Exercise goal
All lines from the beginning of the listing through the line with "const viabilityTicks = [0, 30, 60, 90, 120];" are to be copied word for word; the pictures are not.

Data block
————

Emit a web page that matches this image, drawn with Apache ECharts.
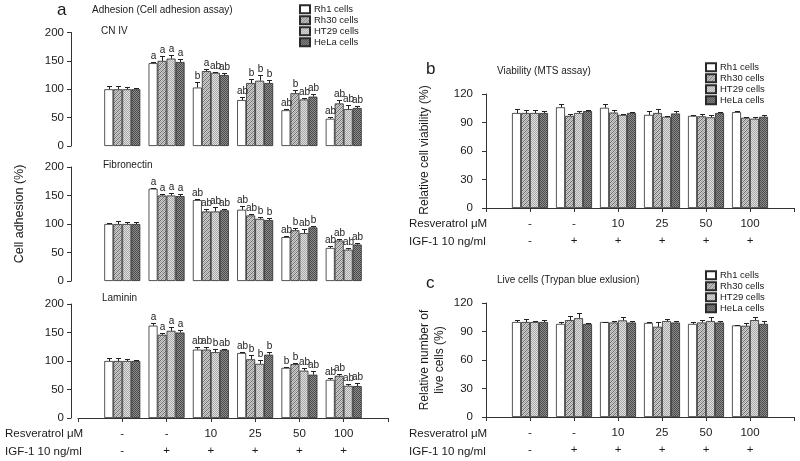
<!DOCTYPE html>
<html>
<head>
<meta charset="utf-8">
<script src="https://cdn.jsdelivr.net/npm/echarts@6/dist/echarts.min.js"></script>
<style>
html,body{margin:0;padding:0;background:#fff;}
#main{width:800px;height:461px;}
</style>
</head>
<body>
<div id="main"></div>
<script>
// ---------- DATA ----------
const cellLines = ['Rh1 cells', 'Rh30 cells', 'HT29 cells', 'HeLa cells'];
const resveratrolLabels = ['-', '-', '10', '25', '50', '100'];
const igfLabels = ['-', '+', '+', '+', '+', '+'];
const adhesionTicks = [0, 50, 100, 150, 200];
const viabilityTicks = [0, 30, 60, 90, 120];

// Panel a - CN IV (rows: Rh1, Rh30, HT29, HeLa)
const cn4Means = [
  [100, 146, 103, 81, 63, 48],
  [100, 150, 132, 111, 93, 75],
  [100, 154, 129, 115, 82, 65],
  [100, 148, 125, 111, 87, 67]
];
const cn4Errors = [
  [5, 2, 9, 5, 2, 3.5],
  [6, 8, 4, 7, 5, 6],
  [4, 6, 2, 10, 2, 8],
  [3, 6, 3, 5, 4, 3]
];
const cn4Letters = [
  ['', 'a', 'b', 'ab', 'ab', 'ab'],
  ['', 'a', 'a', 'b', 'b', 'ab'],
  ['', 'a', 'ab', 'b', 'ab', 'ab'],
  ['', 'a', 'ab', 'b', 'ab', 'ab']
];

// Panel a - Fibronectin
const fnMeans = [
  [100, 162, 142, 125, 77, 58],
  [100, 150, 122, 115, 89, 71],
  [100, 150, 122, 109, 84, 55],
  [100, 149, 124, 107, 94, 64]
];
const fnErrors = [
  [2, 2, 2, 6, 2.5, 3],
  [5, 2, 4, 2, 3.5, 2.5],
  [4, 4, 7, 3, 6.5, 3.5],
  [3, 3, 2, 3, 2, 3.5]
];
const fnLetters = [
  ['', 'a', 'ab', 'ab', 'ab', 'ab'],
  ['', 'a', 'ab', 'ab', 'b', 'ab'],
  ['', 'a', 'ab', 'b', 'ab', 'ab'],
  ['', 'a', 'ab', 'b', 'b', 'ab']
];

// Panel a - Laminin
const lnMeans = [
  [100, 162, 120, 114, 88, 67],
  [100, 146, 120, 103, 94.5, 74],
  [100, 153, 115.5, 95, 83, 56.5],
  [100, 150, 119.5, 111, 76, 56]
];
const lnErrors = [
  [5, 4, 4, 2, 2, 3.5],
  [5, 3.5, 4, 7, 2.5, 3.5],
  [4, 6, 6, 6, 5, 2.5],
  [2, 5, 2, 4, 7, 6]
];
const lnLetters = [
  ['', 'a', 'ab', 'ab', 'b', 'ab'],
  ['', 'a', 'ab', 'b', 'b', 'ab'],
  ['', 'a', 'b', 'b', 'ab', 'ab'],
  ['', 'a', 'ab', 'b', 'ab', 'ab']
];

// Panel b - Viability (MTS assay)
const mtsMeans = [
  [100, 106, 105.5, 98, 97, 101],
  [100, 97, 100.5, 100, 96.5, 95],
  [100, 100, 98, 96, 95.5, 94],
  [100, 102, 100, 99.5, 100, 96]
];
const mtsErrors = [
  [4, 3.5, 4, 4, 1, 1],
  [3, 2, 2.5, 4.5, 2, 0.7],
  [3, 2, 1, 1, 2.5, 1.4],
  [2, 1.5, 1, 2.5, 1, 2]
];

// Panel c - Live cells (Trypan blue exlusion)
const trypanMeans = [
  [100, 98, 100, 99, 98, 96.4],
  [100, 102, 99.5, 95, 99.5, 96],
  [100, 104, 101.7, 101, 101, 102],
  [100, 98, 99.5, 99.5, 99.5, 98]
];
const trypanErrors = [
  [2, 1.5, 0.5, 1, 2.5, 0.7],
  [3.5, 4, 2, 4.5, 3, 3],
  [1, 5, 4, 2, 4.6, 3],
  [2, 1, 1.5, 2, 2, 3]
];

// ---------- STYLE ----------
const FONT = '"Liberation Sans", Arial, sans-serif';
const TXT = '#1a1a1a';
const AX = '#333';
const BAR_W = 9;

function makePattern(size, fn) {
  const c = document.createElement('canvas');
  c.width = size; c.height = size;
  const ctx = c.getContext('2d');
  for (let y = 0; y < size; y++) {
    for (let x = 0; x < size; x++) {
      ctx.fillStyle = fn(x, y);
      ctx.fillRect(x, y, 1, 1);
    }
  }
  return { image: c, repeat: 'repeat' };
}
const fills = [
  '#ffffff',
  makePattern(4, (x, y) => ((x + y) % 4 === 0 ? '#6e6e6e' : ((x + y) % 2 === 0 ? '#a2a2a2' : '#cfcfcf'))),
  makePattern(2, (x, y) => ((x + y) % 2 === 0 ? '#a8a8a8' : '#e0e0e0')),
  makePattern(2, (x, y) => ((x + y) % 2 === 0 ? '#4a4a4a' : '#8e8e8e'))
];

const xCats = ['', ...resveratrolLabels, ''];

const panels = [
  { means: cn4Means, errs: cn4Errors, letters: cn4Letters, grid: { left: 78, top: 32.5, width: 310, height: 113.5 }, ticks: adhesionTicks, showX: false, yOff: 7, yMargin: 7 },
  { means: fnMeans, errs: fnErrors, letters: fnLetters, grid: { left: 78, top: 167, width: 310, height: 114 }, ticks: adhesionTicks, showX: false, yOff: 7, yMargin: 7 },
  { means: lnMeans, errs: lnErrors, letters: lnLetters, grid: { left: 78, top: 304, width: 310, height: 114 }, ticks: adhesionTicks, showX: true, yOff: 7, yMargin: 7 },
  { means: mtsMeans, errs: mtsErrors, letters: null, grid: { left: 486, top: 94, width: 308, height: 114 }, ticks: viabilityTicks, showX: true, yOff: 0, yMargin: 13 },
  { means: trypanMeans, errs: trypanErrors, letters: null, grid: { left: 486, top: 303, width: 308, height: 114 }, ticks: viabilityTicks, showX: true, yOff: 0, yMargin: 13 }
];

const grids = [], xAxes = [], yAxes = [], series = [];

panels.forEach((p, pi) => {
  grids.push(Object.assign({ containLabel: false }, p.grid));
  const tk = p.ticks;
  xAxes.push({
    gridIndex: pi, type: 'category', data: xCats, boundaryGap: false,
    show: p.showX,
    axisLine: { show: true, lineStyle: { color: AX, width: 1 } },
    axisTick: { show: true, length: 4, interval: 0, lineStyle: { color: AX } },
    axisLabel: {
      show: true, interval: 0, margin: 7, fontSize: 11.5, lineHeight: 17.5, color: TXT, fontFamily: FONT,
      formatter: (v, i) => (i >= 1 && i <= resveratrolLabels.length) ? resveratrolLabels[i - 1] + '\n' + igfLabels[i - 1] : ''
    },
    splitLine: { show: false }
  });
  yAxes.push({
    gridIndex: pi, type: 'value', min: tk[0], max: tk[tk.length - 1], interval: tk[1] - tk[0],
    offset: p.yOff,
    axisLine: { show: true, lineStyle: { color: AX, width: 1 } },
    axisTick: { show: true, length: 4, lineStyle: { color: AX } },
    axisLabel: { fontSize: 11.5, margin: p.yMargin, color: TXT, fontFamily: FONT },
    splitLine: { show: false }
  });
  cellLines.forEach((name, s) => {
    series.push({
      type: 'bar', name: name, xAxisIndex: pi, yAxisIndex: pi,
      barWidth: BAR_W, barGap: '0%',
      data: [null, ...p.means[s], null],
      itemStyle: { color: fills[s], borderColor: '#2a2a2a', borderWidth: 0.8 },
      silent: true, animation: false
    });
  });
  cellLines.forEach((name, s) => {
    const letters = p.letters ? p.letters[s] : null;
    series.push({
      type: 'custom', name: 'err', xAxisIndex: pi, yAxisIndex: pi,
      silent: true, animation: false, z: 5, clip: false,
      data: p.means[s].map((m, i) => [i + 1, m, p.errs[s][i]]),
      renderItem: function (params, api) {
        const idx = api.value(0), m = api.value(1), e = api.value(2);
        const base = api.coord([idx, m]);
        const top = api.coord([idx, m + e]);
        const cx = Math.round(base[0] + (s - 1.5) * BAR_W) + 0.5;
        const ty = Math.round(top[1]) + 0.5;
        const children = [
          { type: 'line', shape: { x1: cx, y1: base[1], x2: cx, y2: ty }, style: { stroke: '#222', lineWidth: 1 } },
          { type: 'line', shape: { x1: cx - 2.5, y1: ty, x2: cx + 2.5, y2: ty }, style: { stroke: '#222', lineWidth: 1 } }
        ];
        const lt = letters ? letters[params.dataIndex] : '';
        if (lt) {
          children.push({
            type: 'text', x: cx, y: ty - 1.5,
            style: { text: lt, fontSize: 10, fontFamily: FONT, fill: TXT, align: 'center', verticalAlign: 'bottom' }
          });
        }
        return { type: 'group', children: children };
      }
    });
  });
});

function legendAt(left, top) {
  return {
    data: cellLines, left: left, top: top, orient: 'vertical',
    icon: 'rect', itemWidth: 10, itemHeight: 8, itemGap: 0.5,
    selectedMode: false,
    textStyle: { fontSize: 9.5, lineHeight: 10.5, color: TXT, fontFamily: FONT, padding: [0, 0, 0, -1] },
    padding: 0
  };
}

function txt(x, y, text, size, extra) {
  return Object.assign({
    type: 'text', x: x, y: y,
    style: { text: text, fontSize: size, fontFamily: FONT, fill: TXT, align: 'left', verticalAlign: 'middle' }
  }, extra || {});
}
function vtxt(x, y, text, size, lh) {
  return {
    type: 'text', x: x, y: y, rotation: Math.PI / 2,
    style: { text: text, fontSize: size, fontFamily: FONT, fill: TXT, align: 'center', verticalAlign: 'middle', lineHeight: lh || size * 1.2 }
  };
}

const graphics = [
  txt(57, 10, 'a', 17),
  txt(92, 10, 'Adhesion (Cell adhesion assay)', 10),
  txt(101, 31, 'CN IV', 10),
  txt(103, 165, 'Fibronectin', 10),
  txt(102, 298, 'Laminin', 10),
  vtxt(20, 214, 'Cell adhesion (%)', 12.5),
  txt(5, 434, 'Resveratrol \u03bcM', 11.5),
  txt(5, 452, 'IGF-1 10 ng/ml', 11.5),

  txt(426, 69, 'b', 17),
  txt(497, 71, 'Viability (MTS assay)', 10),
  vtxt(425, 150, 'Relative cell viability (%)', 12),
  txt(409, 224, 'Resveratrol \u03bcM', 11.5),
  txt(409, 242, 'IGF-1 10 ng/ml', 11.5),

  txt(426, 283, 'c', 17),
  txt(497, 280, 'Live cells (Trypan blue exlusion)', 10),
  vtxt(432, 360, 'Relative number of\nlive cells (%)', 12, 15),
  txt(409, 434, 'Resveratrol \u03bcM', 11.5),
  txt(409, 452, 'IGF-1 10 ng/ml', 11.5)
];

const chart = echarts.init(document.getElementById('main'), null, { renderer: 'canvas' });
chart.setOption({
  animation: false,
  backgroundColor: '#ffffff',
  textStyle: { fontFamily: FONT },
  grid: grids,
  xAxis: xAxes,
  yAxis: yAxes,
  legend: [legendAt(299, 4), legendAt(705, 62), legendAt(705, 270)],
  series: series,
  graphic: graphics
});
</script>
</body>
</html>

————

Exercise solution
Emit a web page that matches this image, drawn with Apache ECharts.
<!DOCTYPE html>
<html>
<head>
<meta charset="utf-8">
<script src="https://cdn.jsdelivr.net/npm/echarts@6/dist/echarts.min.js"></script>
<style>
html,body{margin:0;padding:0;background:#fff;}
#main{width:800px;height:461px;}
</style>
</head>
<body>
<div id="main"></div>
<script>
// ---------- DATA ----------
const cellLines = ['Rh1 cells', 'Rh30 cells', 'HT29 cells', 'HeLa cells'];
const resveratrolLabels = ['-', '-', '10', '25', '50', '100'];
const igfLabels = ['-', '+', '+', '+', '+', '+'];
const adhesionTicks = [0, 50, 100, 150, 200];
const viabilityTicks = [0, 30, 60, 90, 120];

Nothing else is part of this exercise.